The Ohio records for rock bass and hybrid striped bass are from this lake, with the record-breaking rock bass caught in 1932 and the striped bass pulled from the lake in 2015.
11. Acton Lake
- Website: Acton Lake
- Distance from Dayton: 40 miles (55 min)
- Activities: Fishing, Swimming, Boating, Kayaking, Canoeing, Paddleboarding, Picnics, Camping, Hiking, Biking, Sailing, Ice Fishing, Cross-Country Skiing, Sledging, Ice Boating, Ice Skating
Forty miles southwest from downtown, Acton Lake appeared near a beech-maple forest along land once held by Matthew Hueston, who had fought alongside General Anthony Wayne during Indian wars in the area in the late 1700s.
The state took possession of Hueston’s ancestral lands in the 1940s, adding acreage to create the 3,524-acre Hueston Woods State Park that opened in 1957.
Part of the park’s design involved the impoundment of Four Mile Creek to create the 590-acre Acton Lake in 1956 as an important part of the park. The lake is named for Clyde Acton, a lawmaker who encouraged colleagues to buy the property.
Today, Hueston Woods has an extensive network of hiking, biking, and horse trails, as well as beaches, picnic areas, nature areas, campsites, and the Hueston Woods Lodge & Conference Center.

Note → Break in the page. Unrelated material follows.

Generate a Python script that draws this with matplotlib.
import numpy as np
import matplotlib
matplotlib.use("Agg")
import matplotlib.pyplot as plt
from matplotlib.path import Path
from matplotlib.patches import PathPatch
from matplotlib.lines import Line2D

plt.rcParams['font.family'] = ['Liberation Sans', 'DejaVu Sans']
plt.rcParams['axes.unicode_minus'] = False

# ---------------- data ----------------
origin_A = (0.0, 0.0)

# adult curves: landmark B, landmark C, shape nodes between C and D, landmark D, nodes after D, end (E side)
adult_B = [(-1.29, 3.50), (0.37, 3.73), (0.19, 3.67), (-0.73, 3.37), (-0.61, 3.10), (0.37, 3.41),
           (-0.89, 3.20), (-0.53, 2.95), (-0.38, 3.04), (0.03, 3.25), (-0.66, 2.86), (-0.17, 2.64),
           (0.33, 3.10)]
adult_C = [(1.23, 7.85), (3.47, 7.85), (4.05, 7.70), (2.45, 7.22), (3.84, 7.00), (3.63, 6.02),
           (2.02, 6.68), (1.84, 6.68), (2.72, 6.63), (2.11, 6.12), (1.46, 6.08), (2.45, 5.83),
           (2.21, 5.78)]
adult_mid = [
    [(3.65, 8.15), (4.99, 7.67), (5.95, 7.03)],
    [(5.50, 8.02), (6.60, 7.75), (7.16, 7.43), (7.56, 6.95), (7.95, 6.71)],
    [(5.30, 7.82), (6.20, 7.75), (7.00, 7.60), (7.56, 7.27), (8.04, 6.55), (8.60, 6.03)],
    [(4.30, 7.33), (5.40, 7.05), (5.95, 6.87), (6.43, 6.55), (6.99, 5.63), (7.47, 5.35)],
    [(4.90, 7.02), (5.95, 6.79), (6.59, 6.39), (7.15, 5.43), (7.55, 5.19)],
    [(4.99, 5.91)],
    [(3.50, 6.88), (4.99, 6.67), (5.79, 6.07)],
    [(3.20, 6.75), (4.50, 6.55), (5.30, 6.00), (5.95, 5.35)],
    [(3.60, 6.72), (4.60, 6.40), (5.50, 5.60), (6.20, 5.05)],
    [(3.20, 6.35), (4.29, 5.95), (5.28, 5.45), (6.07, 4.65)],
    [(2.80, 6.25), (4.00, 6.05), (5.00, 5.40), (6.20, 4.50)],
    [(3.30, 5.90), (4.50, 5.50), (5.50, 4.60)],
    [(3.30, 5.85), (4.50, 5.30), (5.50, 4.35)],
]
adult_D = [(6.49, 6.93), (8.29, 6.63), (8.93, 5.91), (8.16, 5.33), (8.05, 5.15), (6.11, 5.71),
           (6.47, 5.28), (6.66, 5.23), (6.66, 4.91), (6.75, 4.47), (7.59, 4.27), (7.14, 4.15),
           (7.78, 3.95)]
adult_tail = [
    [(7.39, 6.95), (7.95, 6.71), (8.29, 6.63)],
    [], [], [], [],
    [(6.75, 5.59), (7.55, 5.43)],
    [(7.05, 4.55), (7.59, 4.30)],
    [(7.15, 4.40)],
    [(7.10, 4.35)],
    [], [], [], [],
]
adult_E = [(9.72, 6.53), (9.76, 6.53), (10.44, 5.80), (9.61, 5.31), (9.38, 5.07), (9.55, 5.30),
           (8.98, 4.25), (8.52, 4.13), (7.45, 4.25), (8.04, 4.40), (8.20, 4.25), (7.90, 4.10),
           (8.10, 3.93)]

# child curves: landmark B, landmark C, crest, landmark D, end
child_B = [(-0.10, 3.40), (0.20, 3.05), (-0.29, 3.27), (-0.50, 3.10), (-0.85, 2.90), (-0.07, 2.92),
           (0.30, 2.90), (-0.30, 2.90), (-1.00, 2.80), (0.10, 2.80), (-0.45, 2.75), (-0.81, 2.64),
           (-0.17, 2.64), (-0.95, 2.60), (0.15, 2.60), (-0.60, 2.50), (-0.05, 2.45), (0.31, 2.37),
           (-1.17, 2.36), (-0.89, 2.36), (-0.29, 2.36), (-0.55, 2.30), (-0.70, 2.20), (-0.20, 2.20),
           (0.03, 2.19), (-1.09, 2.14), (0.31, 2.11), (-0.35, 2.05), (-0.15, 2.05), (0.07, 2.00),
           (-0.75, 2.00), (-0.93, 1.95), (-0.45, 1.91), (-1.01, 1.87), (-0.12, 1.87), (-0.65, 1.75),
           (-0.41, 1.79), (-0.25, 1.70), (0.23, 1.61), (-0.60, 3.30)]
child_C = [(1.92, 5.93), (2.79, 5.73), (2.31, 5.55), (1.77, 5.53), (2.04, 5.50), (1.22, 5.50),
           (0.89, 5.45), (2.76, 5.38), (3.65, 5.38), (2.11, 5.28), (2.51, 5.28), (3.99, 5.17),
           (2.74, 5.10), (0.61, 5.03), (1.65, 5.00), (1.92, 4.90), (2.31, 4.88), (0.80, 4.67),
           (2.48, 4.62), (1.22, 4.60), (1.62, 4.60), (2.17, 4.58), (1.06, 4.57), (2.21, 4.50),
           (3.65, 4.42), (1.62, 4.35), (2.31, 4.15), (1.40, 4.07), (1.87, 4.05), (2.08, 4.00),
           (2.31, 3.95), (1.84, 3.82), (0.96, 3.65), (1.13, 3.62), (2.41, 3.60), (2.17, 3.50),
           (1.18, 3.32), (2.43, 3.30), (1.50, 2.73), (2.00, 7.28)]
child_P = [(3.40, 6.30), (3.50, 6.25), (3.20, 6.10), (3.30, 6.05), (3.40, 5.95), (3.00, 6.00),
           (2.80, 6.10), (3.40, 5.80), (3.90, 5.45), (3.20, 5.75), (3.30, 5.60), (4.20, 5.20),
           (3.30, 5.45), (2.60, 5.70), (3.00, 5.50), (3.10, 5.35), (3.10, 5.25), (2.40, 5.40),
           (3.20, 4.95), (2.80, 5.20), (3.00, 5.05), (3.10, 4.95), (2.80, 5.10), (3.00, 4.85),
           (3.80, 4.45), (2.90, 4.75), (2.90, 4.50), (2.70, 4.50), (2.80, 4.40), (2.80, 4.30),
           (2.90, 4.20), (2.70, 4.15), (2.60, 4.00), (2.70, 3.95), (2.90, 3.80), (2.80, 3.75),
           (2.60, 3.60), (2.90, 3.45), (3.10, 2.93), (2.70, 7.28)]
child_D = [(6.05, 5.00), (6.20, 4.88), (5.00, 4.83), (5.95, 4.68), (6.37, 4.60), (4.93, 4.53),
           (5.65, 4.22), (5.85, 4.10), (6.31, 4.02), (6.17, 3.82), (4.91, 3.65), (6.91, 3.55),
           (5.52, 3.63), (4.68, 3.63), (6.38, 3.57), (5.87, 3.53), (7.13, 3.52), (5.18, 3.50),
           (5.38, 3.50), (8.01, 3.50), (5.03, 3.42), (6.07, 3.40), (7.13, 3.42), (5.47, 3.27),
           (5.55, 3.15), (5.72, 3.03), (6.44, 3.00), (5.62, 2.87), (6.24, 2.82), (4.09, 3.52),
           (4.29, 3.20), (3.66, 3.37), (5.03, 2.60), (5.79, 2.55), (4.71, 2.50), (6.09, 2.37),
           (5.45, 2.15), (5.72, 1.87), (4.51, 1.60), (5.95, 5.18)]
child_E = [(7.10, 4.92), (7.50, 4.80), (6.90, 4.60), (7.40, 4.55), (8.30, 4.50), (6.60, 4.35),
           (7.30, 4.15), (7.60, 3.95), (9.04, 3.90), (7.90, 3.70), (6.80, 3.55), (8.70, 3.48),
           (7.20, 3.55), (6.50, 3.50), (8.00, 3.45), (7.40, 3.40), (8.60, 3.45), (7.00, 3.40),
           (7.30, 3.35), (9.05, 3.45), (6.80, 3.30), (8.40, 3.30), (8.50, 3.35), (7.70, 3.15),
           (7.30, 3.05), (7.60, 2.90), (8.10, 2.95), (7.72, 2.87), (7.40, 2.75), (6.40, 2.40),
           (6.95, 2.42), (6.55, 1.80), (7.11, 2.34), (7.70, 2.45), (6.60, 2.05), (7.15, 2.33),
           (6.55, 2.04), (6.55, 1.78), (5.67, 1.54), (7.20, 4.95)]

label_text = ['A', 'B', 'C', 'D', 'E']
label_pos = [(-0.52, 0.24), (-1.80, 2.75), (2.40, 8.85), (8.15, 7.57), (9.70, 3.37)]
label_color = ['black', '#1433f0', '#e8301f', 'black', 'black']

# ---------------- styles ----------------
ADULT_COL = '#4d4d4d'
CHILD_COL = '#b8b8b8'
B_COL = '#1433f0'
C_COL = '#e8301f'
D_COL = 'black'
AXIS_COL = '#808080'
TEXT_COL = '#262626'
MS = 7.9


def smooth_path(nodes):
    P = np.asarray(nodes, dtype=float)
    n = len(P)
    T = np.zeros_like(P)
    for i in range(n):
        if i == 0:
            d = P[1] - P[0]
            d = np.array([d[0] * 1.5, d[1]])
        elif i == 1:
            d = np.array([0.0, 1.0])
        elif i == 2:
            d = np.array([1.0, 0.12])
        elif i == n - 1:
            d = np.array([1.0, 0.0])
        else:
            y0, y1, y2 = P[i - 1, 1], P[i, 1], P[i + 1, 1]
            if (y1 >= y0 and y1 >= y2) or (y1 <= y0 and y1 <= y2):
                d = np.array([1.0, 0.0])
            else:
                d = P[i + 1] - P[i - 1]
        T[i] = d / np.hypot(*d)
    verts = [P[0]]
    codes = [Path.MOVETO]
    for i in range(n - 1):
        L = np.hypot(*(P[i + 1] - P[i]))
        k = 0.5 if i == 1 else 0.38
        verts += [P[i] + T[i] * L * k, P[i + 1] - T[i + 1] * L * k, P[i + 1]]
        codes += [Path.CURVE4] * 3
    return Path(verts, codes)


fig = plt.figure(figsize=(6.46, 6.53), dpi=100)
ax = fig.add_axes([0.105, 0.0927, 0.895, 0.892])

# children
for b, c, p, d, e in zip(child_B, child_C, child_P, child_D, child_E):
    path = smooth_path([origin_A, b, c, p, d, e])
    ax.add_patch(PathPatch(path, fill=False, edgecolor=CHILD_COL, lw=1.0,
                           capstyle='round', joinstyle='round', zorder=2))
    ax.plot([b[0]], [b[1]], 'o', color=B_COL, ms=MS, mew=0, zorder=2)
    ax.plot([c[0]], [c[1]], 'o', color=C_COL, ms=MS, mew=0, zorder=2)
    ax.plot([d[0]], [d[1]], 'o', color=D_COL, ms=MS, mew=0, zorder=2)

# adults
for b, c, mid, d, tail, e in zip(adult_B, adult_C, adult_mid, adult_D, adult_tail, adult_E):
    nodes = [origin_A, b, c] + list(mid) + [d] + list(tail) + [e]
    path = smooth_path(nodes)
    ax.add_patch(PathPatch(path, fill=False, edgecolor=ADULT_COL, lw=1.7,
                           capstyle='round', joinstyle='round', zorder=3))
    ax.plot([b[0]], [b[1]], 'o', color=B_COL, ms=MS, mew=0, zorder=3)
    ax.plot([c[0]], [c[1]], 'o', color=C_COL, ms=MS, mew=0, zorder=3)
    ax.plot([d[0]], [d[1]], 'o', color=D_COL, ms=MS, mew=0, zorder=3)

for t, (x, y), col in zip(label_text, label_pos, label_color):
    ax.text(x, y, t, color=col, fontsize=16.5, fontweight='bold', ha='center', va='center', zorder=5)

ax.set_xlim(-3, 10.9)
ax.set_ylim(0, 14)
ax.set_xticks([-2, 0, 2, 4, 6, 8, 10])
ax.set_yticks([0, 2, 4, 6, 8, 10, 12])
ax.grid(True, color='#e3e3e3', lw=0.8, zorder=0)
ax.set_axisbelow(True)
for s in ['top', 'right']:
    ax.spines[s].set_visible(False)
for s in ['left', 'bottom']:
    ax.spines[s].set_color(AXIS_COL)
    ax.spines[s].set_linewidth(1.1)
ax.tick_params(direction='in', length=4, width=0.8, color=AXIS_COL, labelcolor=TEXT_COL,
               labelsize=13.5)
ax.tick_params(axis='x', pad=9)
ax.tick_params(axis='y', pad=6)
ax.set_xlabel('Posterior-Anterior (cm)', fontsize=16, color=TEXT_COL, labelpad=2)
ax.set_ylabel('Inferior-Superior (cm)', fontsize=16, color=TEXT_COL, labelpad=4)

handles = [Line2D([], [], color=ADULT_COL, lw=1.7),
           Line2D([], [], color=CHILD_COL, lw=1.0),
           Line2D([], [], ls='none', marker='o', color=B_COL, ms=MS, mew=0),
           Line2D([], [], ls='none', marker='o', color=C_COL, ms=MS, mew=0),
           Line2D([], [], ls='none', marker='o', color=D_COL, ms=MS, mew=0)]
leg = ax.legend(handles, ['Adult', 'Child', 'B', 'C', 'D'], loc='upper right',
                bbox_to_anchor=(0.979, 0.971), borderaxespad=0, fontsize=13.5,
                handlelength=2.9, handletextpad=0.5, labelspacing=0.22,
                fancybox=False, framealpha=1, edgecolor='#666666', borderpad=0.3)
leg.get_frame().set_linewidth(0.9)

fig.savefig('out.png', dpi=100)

Those who fish near the impressive forests surrounding the lake will find crappie, largemouth, bass, bluegill, and saugeye.
12. Whitewater Lake
- Website: Whitewater Lake
- Distance from Dayton: 49 miles (1hr 5min)
- Activities: Fishing, Swimming, Kayaking, Canoeing, Paddleboarding, Picnics, Camping, Hiking, Biking, Ice Fishing
Less than 15 miles west of Acton Lake and Hueston Woods, Whitewater Lake is a popular destination that is surrounded by Whitewater Memorial State Park.

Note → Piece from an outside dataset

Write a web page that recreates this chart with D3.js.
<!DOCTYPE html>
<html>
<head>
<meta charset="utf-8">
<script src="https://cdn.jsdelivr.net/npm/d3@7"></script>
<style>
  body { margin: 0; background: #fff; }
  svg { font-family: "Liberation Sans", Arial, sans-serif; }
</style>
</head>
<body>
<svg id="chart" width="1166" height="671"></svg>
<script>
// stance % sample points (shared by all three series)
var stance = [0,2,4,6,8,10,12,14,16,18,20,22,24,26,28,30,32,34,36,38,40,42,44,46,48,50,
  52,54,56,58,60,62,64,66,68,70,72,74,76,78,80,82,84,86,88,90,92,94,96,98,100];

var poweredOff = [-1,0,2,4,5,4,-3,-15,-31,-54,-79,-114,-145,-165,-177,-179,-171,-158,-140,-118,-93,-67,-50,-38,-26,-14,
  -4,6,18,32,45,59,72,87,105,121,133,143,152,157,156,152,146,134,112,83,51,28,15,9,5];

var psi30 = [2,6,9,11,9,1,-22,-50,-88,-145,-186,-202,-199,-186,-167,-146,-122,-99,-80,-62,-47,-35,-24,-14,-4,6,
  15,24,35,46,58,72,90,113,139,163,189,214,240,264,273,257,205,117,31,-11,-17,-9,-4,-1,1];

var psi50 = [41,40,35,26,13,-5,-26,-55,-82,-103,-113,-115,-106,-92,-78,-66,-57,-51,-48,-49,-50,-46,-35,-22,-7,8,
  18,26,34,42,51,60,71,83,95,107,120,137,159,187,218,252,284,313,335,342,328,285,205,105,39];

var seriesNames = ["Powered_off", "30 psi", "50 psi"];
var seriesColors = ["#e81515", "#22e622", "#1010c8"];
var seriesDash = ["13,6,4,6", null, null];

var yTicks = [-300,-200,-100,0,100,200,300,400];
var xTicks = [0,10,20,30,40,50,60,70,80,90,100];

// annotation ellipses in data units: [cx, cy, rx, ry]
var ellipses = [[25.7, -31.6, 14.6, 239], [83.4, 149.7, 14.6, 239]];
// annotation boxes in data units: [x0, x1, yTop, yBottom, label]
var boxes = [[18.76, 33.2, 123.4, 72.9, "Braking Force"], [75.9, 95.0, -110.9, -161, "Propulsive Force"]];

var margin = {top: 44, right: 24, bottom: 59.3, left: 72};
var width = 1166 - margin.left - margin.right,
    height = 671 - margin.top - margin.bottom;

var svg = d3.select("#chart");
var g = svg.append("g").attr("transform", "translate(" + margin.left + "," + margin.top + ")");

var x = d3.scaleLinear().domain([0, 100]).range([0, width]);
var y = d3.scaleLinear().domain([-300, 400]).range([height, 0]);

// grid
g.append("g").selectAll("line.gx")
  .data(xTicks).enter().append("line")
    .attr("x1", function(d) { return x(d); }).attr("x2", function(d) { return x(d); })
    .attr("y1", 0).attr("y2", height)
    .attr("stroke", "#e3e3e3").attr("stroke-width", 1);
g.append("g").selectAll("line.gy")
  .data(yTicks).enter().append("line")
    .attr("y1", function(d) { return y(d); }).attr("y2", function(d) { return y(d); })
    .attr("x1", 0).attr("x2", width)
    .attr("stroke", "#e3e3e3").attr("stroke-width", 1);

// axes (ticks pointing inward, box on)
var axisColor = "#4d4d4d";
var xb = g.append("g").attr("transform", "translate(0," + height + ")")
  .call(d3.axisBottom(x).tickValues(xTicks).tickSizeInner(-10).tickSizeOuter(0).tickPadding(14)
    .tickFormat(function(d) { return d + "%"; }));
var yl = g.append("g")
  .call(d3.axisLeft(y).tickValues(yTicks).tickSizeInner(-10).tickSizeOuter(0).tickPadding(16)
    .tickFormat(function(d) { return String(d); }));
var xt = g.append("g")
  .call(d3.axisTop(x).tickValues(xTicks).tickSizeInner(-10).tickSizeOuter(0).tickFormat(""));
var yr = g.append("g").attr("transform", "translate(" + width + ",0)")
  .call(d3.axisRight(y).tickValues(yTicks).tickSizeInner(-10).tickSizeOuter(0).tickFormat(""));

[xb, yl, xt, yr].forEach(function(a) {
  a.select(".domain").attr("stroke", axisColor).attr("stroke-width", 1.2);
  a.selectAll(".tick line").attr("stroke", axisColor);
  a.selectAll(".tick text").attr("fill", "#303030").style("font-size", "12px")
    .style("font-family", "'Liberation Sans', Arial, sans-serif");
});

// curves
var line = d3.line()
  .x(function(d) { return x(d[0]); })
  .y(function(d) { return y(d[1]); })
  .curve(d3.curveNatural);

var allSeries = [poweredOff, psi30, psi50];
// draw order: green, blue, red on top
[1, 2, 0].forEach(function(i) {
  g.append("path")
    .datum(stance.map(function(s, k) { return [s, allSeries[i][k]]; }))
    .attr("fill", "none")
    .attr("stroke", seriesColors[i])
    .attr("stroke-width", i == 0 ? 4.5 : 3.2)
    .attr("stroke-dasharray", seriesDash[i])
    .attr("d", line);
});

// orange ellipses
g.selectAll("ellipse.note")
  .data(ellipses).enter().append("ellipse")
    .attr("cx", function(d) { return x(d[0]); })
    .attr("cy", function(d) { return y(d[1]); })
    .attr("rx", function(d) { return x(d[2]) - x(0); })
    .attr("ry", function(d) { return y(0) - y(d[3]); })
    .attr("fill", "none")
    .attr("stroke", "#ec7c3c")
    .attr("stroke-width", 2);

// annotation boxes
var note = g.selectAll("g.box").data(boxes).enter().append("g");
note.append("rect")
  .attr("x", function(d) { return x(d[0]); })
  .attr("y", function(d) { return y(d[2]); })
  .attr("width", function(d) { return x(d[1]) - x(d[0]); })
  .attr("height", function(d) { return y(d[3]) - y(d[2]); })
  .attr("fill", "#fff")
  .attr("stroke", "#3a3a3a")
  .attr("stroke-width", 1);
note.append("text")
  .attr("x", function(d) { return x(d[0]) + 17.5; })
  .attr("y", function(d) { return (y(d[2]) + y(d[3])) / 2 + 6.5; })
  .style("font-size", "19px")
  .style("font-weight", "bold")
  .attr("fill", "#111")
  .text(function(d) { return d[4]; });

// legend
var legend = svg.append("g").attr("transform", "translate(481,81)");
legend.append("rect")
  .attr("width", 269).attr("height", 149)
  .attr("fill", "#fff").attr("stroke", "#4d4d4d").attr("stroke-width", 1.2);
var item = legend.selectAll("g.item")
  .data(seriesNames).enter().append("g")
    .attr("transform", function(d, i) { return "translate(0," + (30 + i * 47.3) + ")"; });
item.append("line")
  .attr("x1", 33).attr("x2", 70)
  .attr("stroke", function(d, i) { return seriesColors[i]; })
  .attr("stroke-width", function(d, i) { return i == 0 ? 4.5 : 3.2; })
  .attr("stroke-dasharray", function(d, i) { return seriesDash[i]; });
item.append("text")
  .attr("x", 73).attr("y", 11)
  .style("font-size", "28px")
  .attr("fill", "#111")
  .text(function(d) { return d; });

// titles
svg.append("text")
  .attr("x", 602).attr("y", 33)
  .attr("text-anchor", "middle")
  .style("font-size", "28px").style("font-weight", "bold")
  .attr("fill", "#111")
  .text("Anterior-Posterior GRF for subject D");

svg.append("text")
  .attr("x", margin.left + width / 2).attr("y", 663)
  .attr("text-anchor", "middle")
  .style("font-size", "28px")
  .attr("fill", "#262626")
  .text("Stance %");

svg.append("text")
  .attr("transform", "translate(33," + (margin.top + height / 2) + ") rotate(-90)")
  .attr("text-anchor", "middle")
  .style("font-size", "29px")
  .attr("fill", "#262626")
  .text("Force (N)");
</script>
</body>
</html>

This 200-acre artificial lake contains the flowing waters of Silver Creek. The park has hiking and equestrian trails, and offers fishing, boating, and swimming opportunities.
Lands acquired in the late 1940s led to the creation of this state park in 1949, an entity within Indiana’s park system that honors and serves as a memorial to those who fought in World War II.
A unit within the Brookville Lake-Whitewater Memorial State Park Complex, this park is part of a larger recreation area in the region.
Channel catfish, bluegill, and largemouth bass swim within this lake.
13. Brookville Lake
- Website: Brookville Lake
- Distance from Dayton: 58 miles (1hr 15min)
- Activities: Fishing, Swimming, Boating, Kayaking, Canoeing, Paddleboarding, Picnics, Camping, Hiking, Biking, Wakeboarding, Waterskiing, Tubing, Sailing, Ice Fishing
Immediately west of Whitewater Lake, the US Army Corps of Engineers erected a dam along a portion of the East Fork of the Whitewater River to create Brookville Lake in 1974.
Designed as a flood control measure, the development of the 5,260-acre reservoir also led to the creation of two recreation sites.
The Quakertown State Recreation Area is located on the upper west side of Brookville Lake, a short distance from Whitewater Lake. A campground, hiking trails, and boating and fishing trails are found at Quakertown.
A larger site near the reservoir’s lower eastern shore, Mounds State Recreation Area also has facilities that attract visitors.
These combined sites provide convenient access for anglers who fish for channel catfish, walleye, bass, and muskellunge throughout the year.
14. Clarence J. Brown Reservoir
- Website: Clarence J. Brown Reservoir
- Distance from Dayton: 37 miles (45 min)
- Activities: Fishing, Swimming, Boating, Kayaking, Canoeing, Paddleboarding, Picnics, Camping, Hiking, Biking, Wakeboarding, Waterskiing, Tubing, Sailing, Sledging, Ice Fishing, Snowmobiling, Cross-Country Skiing
Clarence J. Brown Reservoir came into existence after the US Army Corps of Engineers impounded a section of Buck Creek to control flooding.
After the dam’s completion in 1975, this 2,120-acre reservoir on the northeastern outskirts of Springfield attracted a great deal of interest among those who enjoy outdoor recreation.
Fishing within the reservoir allows guests to catch walleye, bass, crappie, muskie, bluegill, and catfish.
The federal C.J. Brown Dam and Reservoir day-use area has picnic shelters. South of the dam, the 60-acre Old Reid Park offers sports fields and courts, along with a fishing area in Buck Creek immediately beyond the dam.
Buck Creek State Park provides lake access for those who wish to bring their vessels to the reservoir, along with opportunities for hiking, biking, camping, horse-riding, and other outdoor activities.
Snowmobiling, ice fishing, sledding, and cross-country skiing are popular during the winter.